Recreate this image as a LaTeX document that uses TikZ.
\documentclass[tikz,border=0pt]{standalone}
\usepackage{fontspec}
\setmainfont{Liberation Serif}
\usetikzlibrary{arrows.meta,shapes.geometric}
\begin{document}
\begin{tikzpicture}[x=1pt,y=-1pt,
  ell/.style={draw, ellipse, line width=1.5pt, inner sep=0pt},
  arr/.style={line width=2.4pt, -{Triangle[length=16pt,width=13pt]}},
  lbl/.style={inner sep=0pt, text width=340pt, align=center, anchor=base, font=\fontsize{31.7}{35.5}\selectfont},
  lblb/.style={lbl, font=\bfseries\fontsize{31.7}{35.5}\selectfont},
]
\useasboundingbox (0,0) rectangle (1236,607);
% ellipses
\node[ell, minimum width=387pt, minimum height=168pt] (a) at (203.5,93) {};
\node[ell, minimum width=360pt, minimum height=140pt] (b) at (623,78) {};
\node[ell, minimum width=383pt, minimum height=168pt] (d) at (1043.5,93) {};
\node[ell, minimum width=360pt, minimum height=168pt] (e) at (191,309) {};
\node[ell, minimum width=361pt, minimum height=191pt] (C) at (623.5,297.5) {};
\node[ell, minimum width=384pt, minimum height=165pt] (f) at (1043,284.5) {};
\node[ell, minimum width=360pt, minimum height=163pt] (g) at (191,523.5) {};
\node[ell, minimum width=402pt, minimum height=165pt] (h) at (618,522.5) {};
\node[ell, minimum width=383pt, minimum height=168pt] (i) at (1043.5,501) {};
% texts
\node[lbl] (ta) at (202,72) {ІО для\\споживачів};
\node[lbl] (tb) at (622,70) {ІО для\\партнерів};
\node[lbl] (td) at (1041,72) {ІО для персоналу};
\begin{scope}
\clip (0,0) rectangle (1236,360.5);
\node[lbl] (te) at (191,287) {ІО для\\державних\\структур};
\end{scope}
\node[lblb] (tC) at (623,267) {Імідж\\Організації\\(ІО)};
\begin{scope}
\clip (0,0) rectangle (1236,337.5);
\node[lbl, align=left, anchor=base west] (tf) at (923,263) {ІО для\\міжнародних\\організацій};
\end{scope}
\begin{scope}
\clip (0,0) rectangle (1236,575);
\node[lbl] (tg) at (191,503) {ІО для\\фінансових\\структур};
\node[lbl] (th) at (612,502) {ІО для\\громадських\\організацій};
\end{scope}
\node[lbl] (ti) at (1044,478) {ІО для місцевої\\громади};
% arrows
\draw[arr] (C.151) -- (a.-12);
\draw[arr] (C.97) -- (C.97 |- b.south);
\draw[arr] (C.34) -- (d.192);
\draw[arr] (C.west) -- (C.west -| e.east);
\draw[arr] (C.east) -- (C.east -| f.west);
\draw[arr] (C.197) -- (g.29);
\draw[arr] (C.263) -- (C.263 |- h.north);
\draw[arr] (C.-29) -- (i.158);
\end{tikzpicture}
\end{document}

» **Aim**: Reproduce the material verbatim, line by line.

» **The answer**:
Recreate this image as a LaTeX document that uses TikZ.
\documentclass[tikz,border=0pt]{standalone}
\usepackage{fontspec}
\setmainfont{Liberation Serif}
\usetikzlibrary{arrows.meta,shapes.geometric}
\begin{document}
\begin{tikzpicture}[x=1pt,y=-1pt,
  ell/.style={draw, ellipse, line width=1.5pt, inner sep=0pt},
  arr/.style={line width=2.4pt, -{Triangle[length=16pt,width=13pt]}},
  lbl/.style={inner sep=0pt, text width=340pt, align=center, anchor=base, font=\fontsize{31.7}{35.5}\selectfont},
  lblb/.style={lbl, font=\bfseries\fontsize{31.7}{35.5}\selectfont},
]
\useasboundingbox (0,0) rectangle (1236,607);
% ellipses
\node[ell, minimum width=387pt, minimum height=168pt] (a) at (203.5,93) {};
\node[ell, minimum width=360pt, minimum height=140pt] (b) at (623,78) {};
\node[ell, minimum width=383pt, minimum height=168pt] (d) at (1043.5,93) {};
\node[ell, minimum width=360pt, minimum height=168pt] (e) at (191,309) {};
\node[ell, minimum width=361pt, minimum height=191pt] (C) at (623.5,297.5) {};
\node[ell, minimum width=384pt, minimum height=165pt] (f) at (1043,284.5) {};
\node[ell, minimum width=360pt, minimum height=163pt] (g) at (191,523.5) {};
\node[ell, minimum width=402pt, minimum height=165pt] (h) at (618,522.5) {};
\node[ell, minimum width=383pt, minimum height=168pt] (i) at (1043.5,501) {};
% texts
\node[lbl] (ta) at (202,72) {ІО для\\споживачів};
\node[lbl] (tb) at (622,70) {ІО для\\партнерів};
\node[lbl] (td) at (1041,72) {ІО для персоналу};
\begin{scope}
\clip (0,0) rectangle (1236,360.5);
\node[lbl] (te) at (191,287) {ІО для\\державних\\структур};
\end{scope}
\node[lblb] (tC) at (623,267) {Імідж\\Організації\\(ІО)};
\begin{scope}
\clip (0,0) rectangle (1236,337.5);
\node[lbl, align=left, anchor=base west] (tf) at (923,263) {ІО для\\міжнародних\\організацій};
\end{scope}
\begin{scope}
\clip (0,0) rectangle (1236,575);
\node[lbl] (tg) at (191,503) {ІО для\\фінансових\\структур};
\node[lbl] (th) at (612,502) {ІО для\\громадських\\організацій};
\end{scope}
\node[lbl] (ti) at (1044,478) {ІО для місцевої\\громади};
% arrows
\draw[arr] (C.151) -- (a.-12);
\draw[arr] (C.97) -- (C.97 |- b.south);
\draw[arr] (C.34) -- (d.192);
\draw[arr] (C.west) -- (C.west -| e.east);
\draw[arr] (C.east) -- (C.east -| f.west);
\draw[arr] (C.197) -- (g.29);
\draw[arr] (C.263) -- (C.263 |- h.north);
\draw[arr] (C.-29) -- (i.158);
\end{tikzpicture}
\end{document}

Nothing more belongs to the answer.